Earlier this week I visited Prof. JiangPing Fan’s group at University of North Carolina, Charlotte. He has been working on developing image segmentation and classification approaches for annotating images. (Disclosure: I am intereacting with him in this research, but my role is small; he is the lead.) Some information and experiences related to this trip are available here.

Prof. Fan has developed a machine learning approach to identify a few words like grass, sand, mountain, sky, water, flower in images based on visual characteristics like colore and texture. But his technique goes far beyond this and he can detect ‘concepts’ like beach, garden, city, mountains scene, etc. This work is reported in technical terms in a paper to appear at ACM Multimedia Conference in October in Santa Barbara. A preprint of this paper is available.

If today one could be reasonably successful in automatically identifying some basic visual objects and a few visual concepts, clearly by scaling it up to a few hundred visual objects and visual concepts, it will be possible to automatically annotate photos with some important tags. And this technology could help in automatic tagging of images.

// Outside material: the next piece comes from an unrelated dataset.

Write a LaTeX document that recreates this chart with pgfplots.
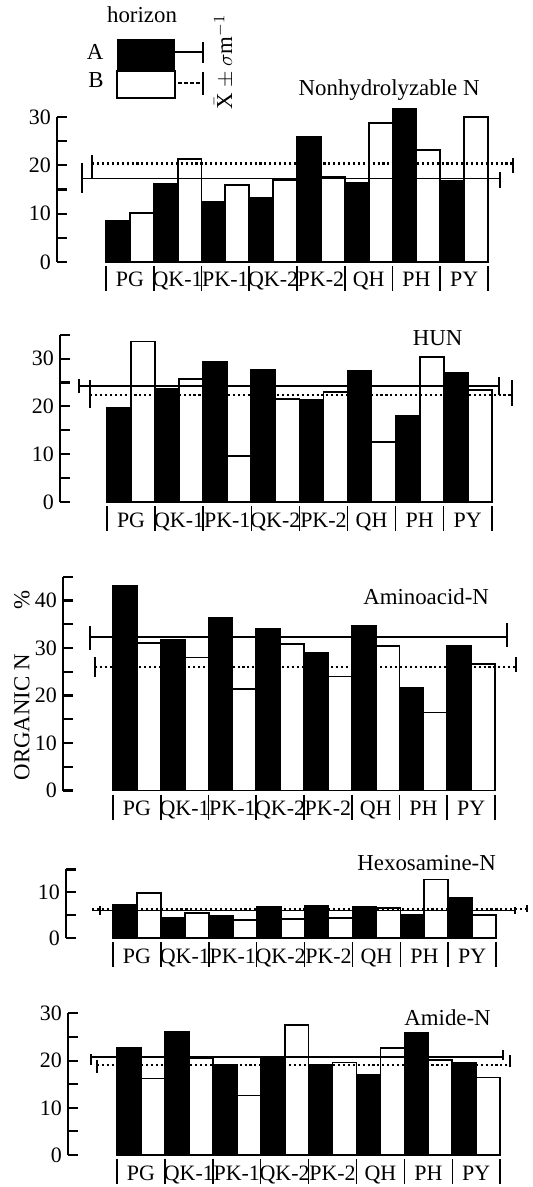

Now why am I more optimistic about this approach compared to other approaches developed earlier in computer vision community? Because we can start using EXIF data, the meta data associated with images to refine these processes of annotations significantly. I see that finally computer vision approaches may start using other sources of information in identifying visual objects. Moreover, these tags are just tags and in the search engine like environment, people are willing to tolerate significant inaccuracies.

It will be nice to scale up these approaches to say 500 visual objects and 200 visual concepts. In fact even one tenth of those will make these approaches powerful enough to revolutionize how we organize and access photos.